Еще и другие сказки рассказывал ему дядя, все, которые помнил, — о Румпельштильцхене, о Фаладе и о Рапунцель, о поющем скачущем дрозде, а малыш бочком сидел у дяди на коленях и, случалось, обвивал его шею ручонкой. «Чудо чудное, диво дивное», — говорил он, когда рассказ был окончен, но частенько он вовсе не слышал конца, так как засыпал, спрятав головку на груди рассказчика. А тот долго сидел не шевелясь, подбородком слегка придерживая голову ребенка, пока не приходил кто-нибудь из женщин и не уносил малыша в кроватку.
Как я уже говорил, Адриан иногда целыми днями избегал племянника: то ли был занят, то ли мигрень заставляла его искать тишины в затемненной комнате, то ли еще по каким-либо причинам. Но, долго не видев Эхо, он любил вечером, когда тот уже лежал в постельке, тихо, почти неслышно войти к нему в то время, как малыш молился вместе с фрау Швейгештиль, или с ее дочерью, или с ними обеими, сложив у груди плоские ладошки. Весьма необычные молитвы прочувствованно читал он, подняв к потолку свои небесно-голубые глазки; он знал их множество и почти никогда не повторял одну и ту же два вечера подряд:
Кто волю Божью исполняет строго,
Тот Богу мил и в сердце носит Бога,
Отраден мне удел такой.
Блаженный обрету покой. Аминь.
Или:
Как человек ни согрешит,
Бог милосерд и грех простит,
Мой грех не так-то уж велик,
Не омрачится Божий лик! Аминь.
Или нечто совсем уже странное, молитва, несомненно, окрашенная учением о предестинации:
Забудь, что ты в грехе погряз,
И сотвори добро хоть раз.
Оно зачтется непременно
И тем, кому грозит геенна.
О, если б я и все мои
Для рая были рождены.

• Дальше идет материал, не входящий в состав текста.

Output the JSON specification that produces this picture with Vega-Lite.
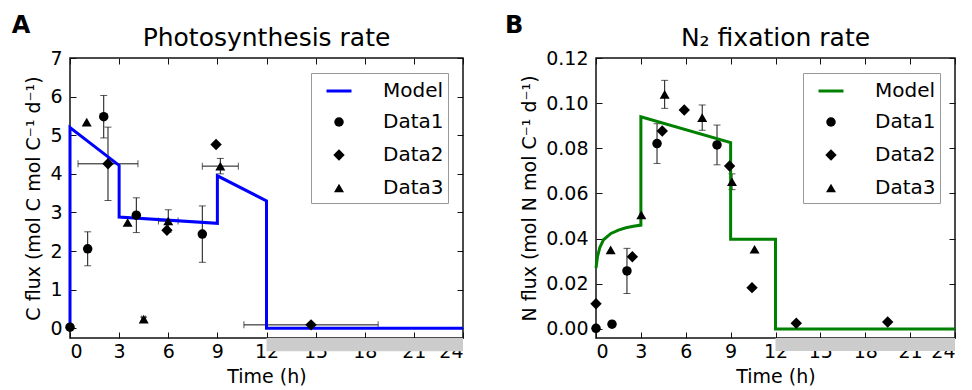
{
  "$schema": "https://vega.github.io/schema/vega-lite/v6.json",
  "background": "white",
  "padding": {"left": 11, "top": 13, "right": 8, "bottom": 2},
  "spacing": 34,
  "datasets": {
    "dark": [{"start": 12, "end": 24}],
    "modelA": [
      {"t": 0, "v": 0}, {"t": 0, "v": 5.2}, {"t": 3, "v": 4.22}, {"t": 3, "v": 2.88},
      {"t": 9, "v": 2.72}, {"t": 9, "v": 3.95}, {"t": 12, "v": 3.3}, {"t": 12, "v": 0}, {"t": 24, "v": 0}
    ],
    "dataA": [
      {"series": "Data1", "t": 0.0, "v": 0.03, "ey": 0, "ex": 0},
      {"series": "Data1", "t": 1.08, "v": 2.06, "ey": 0.44, "ex": 0},
      {"series": "Data1", "t": 2.06, "v": 5.48, "ey": 0.55, "ex": 0},
      {"series": "Data1", "t": 4.05, "v": 2.93, "ey": 0.45, "ex": 0},
      {"series": "Data1", "t": 8.08, "v": 2.44, "ey": 0.73, "ex": 0},
      {"series": "Data2", "t": 2.32, "v": 4.26, "ey": 0.95, "ex": 1.83},
      {"series": "Data2", "t": 5.92, "v": 2.54, "ey": 0, "ex": 0},
      {"series": "Data2", "t": 8.92, "v": 4.76, "ey": 0, "ex": 0},
      {"series": "Data2", "t": 14.72, "v": 0.09, "ey": 0, "ex": 4.1},
      {"series": "Data3", "t": 1.02, "v": 5.34, "ey": 0, "ex": 0},
      {"series": "Data3", "t": 3.52, "v": 2.74, "ey": 0, "ex": 0},
      {"series": "Data3", "t": 4.5, "v": 0.24, "ey": 0.05, "ex": 0.12},
      {"series": "Data3", "t": 6.0, "v": 2.78, "ey": 0.29, "ex": 0.6},
      {"series": "Data3", "t": 9.18, "v": 4.2, "ey": 0.2, "ex": 1.1}
    ],
    "modelB": [
      {"t": 0, "v": 0.027}, {"t": 0.1, "v": 0.032}, {"t": 0.25, "v": 0.036}, {"t": 0.5, "v": 0.0395},
      {"t": 1, "v": 0.0423}, {"t": 1.5, "v": 0.0438}, {"t": 2, "v": 0.0448}, {"t": 2.5, "v": 0.0455},
      {"t": 3, "v": 0.046}, {"t": 3, "v": 0.094}, {"t": 9, "v": 0.0825}, {"t": 9, "v": 0.0397},
      {"t": 12, "v": 0.0397}, {"t": 12, "v": 0}, {"t": 24, "v": 0}
    ],
    "dataB": [
      {"series": "Data1", "t": 0.0, "v": 0.0003, "ey": 0},
      {"series": "Data1", "t": 1.07, "v": 0.0021, "ey": 0},
      {"series": "Data1", "t": 2.07, "v": 0.0257, "ey": 0.01},
      {"series": "Data1", "t": 4.08, "v": 0.0821, "ey": 0.0088},
      {"series": "Data1", "t": 8.09, "v": 0.0815, "ey": 0.0088},
      {"series": "Data2", "t": 0.0, "v": 0.0112, "ey": 0},
      {"series": "Data2", "t": 2.43, "v": 0.032, "ey": 0},
      {"series": "Data2", "t": 4.43, "v": 0.0877, "ey": 0},
      {"series": "Data2", "t": 5.9, "v": 0.097, "ey": 0},
      {"series": "Data2", "t": 8.93, "v": 0.0722, "ey": 0},
      {"series": "Data2", "t": 10.43, "v": 0.0183, "ey": 0},
      {"series": "Data2", "t": 13.39, "v": 0.0025, "ey": 0},
      {"series": "Data2", "t": 19.5, "v": 0.0031, "ey": 0},
      {"series": "Data3", "t": 0.98, "v": 0.035, "ey": 0},
      {"series": "Data3", "t": 3.03, "v": 0.0505, "ey": 0},
      {"series": "Data3", "t": 4.59, "v": 0.1039, "ey": 0.0062},
      {"series": "Data3", "t": 7.1, "v": 0.0936, "ey": 0.0056},
      {"series": "Data3", "t": 9.09, "v": 0.0652, "ey": 0.0035},
      {"series": "Data3", "t": 10.6, "v": 0.0353, "ey": 0}
    ]
  },
  "config": {
    "font": "DejaVu Sans",
    "view": {"stroke": "#111", "strokeWidth": 1.5},
    "axis": {
      "grid": false, "domain": false, "zindex": 1,
      "labelFont": "DejaVu Sans", "titleFont": "DejaVu Sans",
      "labelFontSize": 19, "titleFontSize": 19, "titleFontWeight": "normal",
      "labelColor": "#000", "titleColor": "#000", "tickColor": "#111",
      "tickSize": -6, "tickWidth": 1, "titlePadding": 6
    },
    "axisX": {"labelPadding": 10},
    "axisY": {"labelPadding": 14},
    "legend": {
      "labelFont": "DejaVu Sans", "labelFontSize": 20, "labelColor": "#000",
      "padding": 4, "rowPadding": 10, "strokeColor": "#999", "fillColor": "white",
      "symbolOffset": 10, "labelOffset": 30, "cornerRadius": 0, "symbolStrokeWidth": 3
    }
  },
  "hconcat": [
    {
      "width": 393, "height": 280,
      "resolve": {"axis": {"x": "independent", "y": "independent"}},
      "layer": [
        {
          "data": {"name": "dark"},
          "mark": {"type": "rect", "color": "#cccccc"},
          "encoding": {
            "x": {"field": "start", "type": "quantitative", "scale": {"domain": [0, 24], "nice": false, "zero": false}, "axis": null},
            "x2": {"field": "end"},
            "y": {"datum": -0.25, "type": "quantitative", "scale": {"domain": [-0.25, 7], "nice": false, "zero": false}, "axis": null},
            "y2": {"datum": -0.59}
          }
        },
        {
          "data": {"name": "dataA"},
          "transform": [{"filter": "datum.ey > 0"}],
          "mark": {"type": "errorbar", "ticks": {"size": 7, "thickness": 1}, "color": "#111", "thickness": 1},
          "encoding": {
            "x": {"field": "t", "type": "quantitative", "axis": null},
            "y": {"field": "v", "type": "quantitative", "axis": null},
            "yError": {"field": "ey"}
          }
        },
        {
          "data": {"name": "dataA"},
          "transform": [{"filter": "datum.ex > 0"}],
          "mark": {"type": "errorbar", "ticks": {"size": 7, "thickness": 1}, "color": "#111", "thickness": 1},
          "encoding": {
            "y": {"field": "v", "type": "quantitative", "axis": null},
            "x": {"field": "t", "type": "quantitative", "axis": null},
            "xError": {"field": "ex"}
          }
        },
        {
          "data": {"name": "modelA"},
          "mark": {"type": "line", "color": "#0000ff", "strokeWidth": 3, "strokeJoin": "miter"},
          "encoding": {
            "x": {"field": "t", "type": "quantitative", "axis": null},
            "y": {"field": "v", "type": "quantitative", "axis": null},
            "order": {"value": null}
          }
        },
        {
          "data": {"name": "dataA"},
          "mark": {"type": "point", "filled": true, "opacity": 1, "strokeWidth": 3},
          "encoding": {
            "x": {"field": "t", "type": "quantitative", "title": "Time (h)",
                  "axis": {"values": [0, 3, 6, 9, 12, 15, 18, 21, 24], "orient": "bottom"}},
            "y": {"field": "v", "type": "quantitative", "title": "C flux (mol C mol C⁻¹ d⁻¹)",
                  "axis": {"values": [0, 1, 2, 3, 4, 5, 6, 7], "orient": "left"}},
            "color": {"field": "series", "type": "nominal",
                      "scale": {"domain": ["Model", "Data1", "Data2", "Data3"], "range": ["#0000ff", "#000000", "#000000", "#000000"]},
                      "legend": {"title": null, "orient": "top-right", "offset": 15}},
            "stroke": {"field": "series", "type": "nominal",
                      "scale": {"domain": ["Model", "Data1", "Data2", "Data3"], "range": ["#0000ff", "transparent", "transparent", "transparent"]},
                      "legend": {"title": null, "orient": "top-right", "offset": 15}},
            "shape": {"field": "series", "type": "nominal",
                      "scale": {"domain": ["Model", "Data1", "Data2", "Data3"], "range": ["stroke", "circle", "diamond", "triangle-up"]},
                      "legend": {"title": null, "orient": "top-right", "offset": 15}},
            "size": {"field": "series", "type": "nominal",
                      "scale": {"type": "ordinal", "domain": ["Model", "Data1", "Data2", "Data3"], "range": [625, 90, 130, 100]},
                      "legend": {"title": null, "orient": "top-right", "offset": 15}}
          }
        },
        {
          "data": {"name": "dataA"},
          "mark": {"type": "point", "opacity": 0},
          "encoding": {
            "x": {"field": "t", "type": "quantitative", "axis": {"orient": "top", "labels": false, "title": null, "values": [0, 3, 6, 9, 12, 15, 18, 21, 24]}},
            "y": {"field": "v", "type": "quantitative", "axis": {"orient": "right", "labels": false, "title": null, "values": [0, 1, 2, 3, 4, 5, 6, 7]}}
          }
        },
        {
          "data": {"values": [{}]},
          "mark": {"type": "text", "text": "A", "fontSize": 24, "fontWeight": "bold", "font": "DejaVu Sans", "color": "#000", "align": "center", "baseline": "alphabetic"},
          "encoding": {
            "x": {"datum": -2.99, "type": "quantitative", "axis": null},
            "y": {"datum": 7.646, "type": "quantitative", "axis": null}
          }
        },
        {
          "data": {"values": [{}]},
          "mark": {"type": "text", "text": "Photosynthesis rate", "fontSize": 25, "font": "DejaVu Sans", "color": "#000", "align": "center", "baseline": "alphabetic"},
          "encoding": {
            "x": {"datum": 12, "type": "quantitative", "axis": null},
            "y": {"datum": 7.31, "type": "quantitative", "axis": null}
          }
        }
      ]
    },
    {
      "width": 359, "height": 280,
      "resolve": {"axis": {"x": "independent", "y": "independent"}},
      "layer": [
        {
          "data": {"name": "dark"},
          "mark": {"type": "rect", "color": "#cccccc"},
          "encoding": {
            "x": {"field": "start", "type": "quantitative", "scale": {"domain": [0, 24], "nice": false, "zero": false}, "axis": null},
            "x2": {"field": "end"},
            "y": {"datum": -0.004, "type": "quantitative", "scale": {"domain": [-0.004, 0.12], "nice": false, "zero": false}, "axis": null},
            "y2": {"datum": -0.0098}
          }
        },
        {
          "data": {"name": "dataB"},
          "transform": [{"filter": "datum.ey > 0"}],
          "mark": {"type": "errorbar", "ticks": {"size": 7, "thickness": 1}, "color": "#111", "thickness": 1},
          "encoding": {
            "x": {"field": "t", "type": "quantitative", "axis": null},
            "y": {"field": "v", "type": "quantitative", "axis": null},
            "yError": {"field": "ey"}
          }
        },
        {
          "data": {"name": "modelB"},
          "mark": {"type": "line", "color": "#008000", "strokeWidth": 3, "strokeJoin": "miter"},
          "encoding": {
            "x": {"field": "t", "type": "quantitative", "axis": null},
            "y": {"field": "v", "type": "quantitative", "axis": null},
            "order": {"value": null}
          }
        },
        {
          "data": {"name": "dataB"},
          "mark": {"type": "point", "filled": true, "opacity": 1, "strokeWidth": 3},
          "encoding": {
            "x": {"field": "t", "type": "quantitative", "title": "Time (h)",
                  "axis": {"values": [0, 3, 6, 9, 12, 15, 18, 21, 24], "orient": "bottom"}},
            "y": {"field": "v", "type": "quantitative", "title": "N flux (mol N mol C⁻¹ d⁻¹)",
                  "axis": {"values": [0, 0.02, 0.04, 0.06, 0.08, 0.1, 0.12], "format": ".2f", "orient": "left"}},
            "color": {"field": "series", "type": "nominal",
                      "scale": {"domain": ["Model", "Data1", "Data2", "Data3"], "range": ["#008000", "#000000", "#000000", "#000000"]},
                      "legend": {"title": null, "orient": "top-right", "offset": 15}},
            "stroke": {"field": "series", "type": "nominal",
                      "scale": {"domain": ["Model", "Data1", "Data2", "Data3"], "range": ["#008000", "transparent", "transparent", "transparent"]},
                      "legend": {"title": null, "orient": "top-right", "offset": 15}},
            "shape": {"field": "series", "type": "nominal",
                      "scale": {"domain": ["Model", "Data1", "Data2", "Data3"], "range": ["stroke", "circle", "diamond", "triangle-up"]},
                      "legend": {"title": null, "orient": "top-right", "offset": 15}},
            "size": {"field": "series", "type": "nominal",
                      "scale": {"type": "ordinal", "domain": ["Model", "Data1", "Data2", "Data3"], "range": [625, 90, 130, 100]},
                      "legend": {"title": null, "orient": "top-right", "offset": 15}}
          }
        },
        {
          "data": {"name": "dataB"},
          "mark": {"type": "point", "opacity": 0},
          "encoding": {
            "x": {"field": "t", "type": "quantitative", "axis": {"orient": "top", "labels": false, "title": null, "values": [0, 3, 6, 9, 12, 15, 18, 21, 24]}},
            "y": {"field": "v", "type": "quantitative", "axis": {"orient": "right", "labels": false, "title": null, "values": [0, 0.02, 0.04, 0.06, 0.08, 0.1, 0.12]}}
          }
        },
        {
          "data": {"values": [{}]},
          "mark": {"type": "text", "text": "B", "fontSize": 24, "fontWeight": "bold", "font": "DejaVu Sans", "color": "#000", "align": "center", "baseline": "alphabetic"},
          "encoding": {
            "x": {"datum": -5.48, "type": "quantitative", "axis": null},
            "y": {"datum": 0.1311, "type": "quantitative", "axis": null}
          }
        },
        {
          "data": {"values": [{}]},
          "mark": {"type": "text", "text": "N₂ fixation rate", "fontSize": 25, "font": "DejaVu Sans", "color": "#000", "align": "center", "baseline": "alphabetic"},
          "encoding": {
            "x": {"datum": 12, "type": "quantitative", "axis": null},
            "y": {"datum": 0.1253, "type": "quantitative", "axis": null}
          }
        }
      ]
    }
  ],
  "resolve": {"scale": {"color": "independent", "shape": "independent", "size": "independent", "stroke": "independent"}, "legend": {"color": "independent", "shape": "independent", "size": "independent", "stroke": "independent"}}
}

Аминь.
Иногда:
Пусть на земле и грязь и чад,
А все же солнца чист закат.
Хочу я чистым быть, доколе
Дано мне жить в земной юдоли. Аминь.
Или наконец:
Кто за ближних просит, тот
И самого себя спасет.
Эхо за всех готов просить,
Чтоб милость Божью заслужить. Аминь.
Последнее я слышал своими ушами, хотя он, думается, не заметил моего присутствия.
— Что ты скажешь об этой богословской спекуляции? — спросил меня Адриан, когда мы вышли из комнатки Эхо. — Он молится за все творение, но так, чтобы и себя сопричислить к блаженным. Или молельщику положено знать, что, молясь за других, он служит и себе? Ведь от бескорыстия ничего не остается, когда ты догадываешься, что оно тебе на пользу.
— В какой-то мере ты прав, — отвечал я. — Но он все равно остается бескорыстным, молясь за всех нас, тогда как мог бы молиться лишь за себя.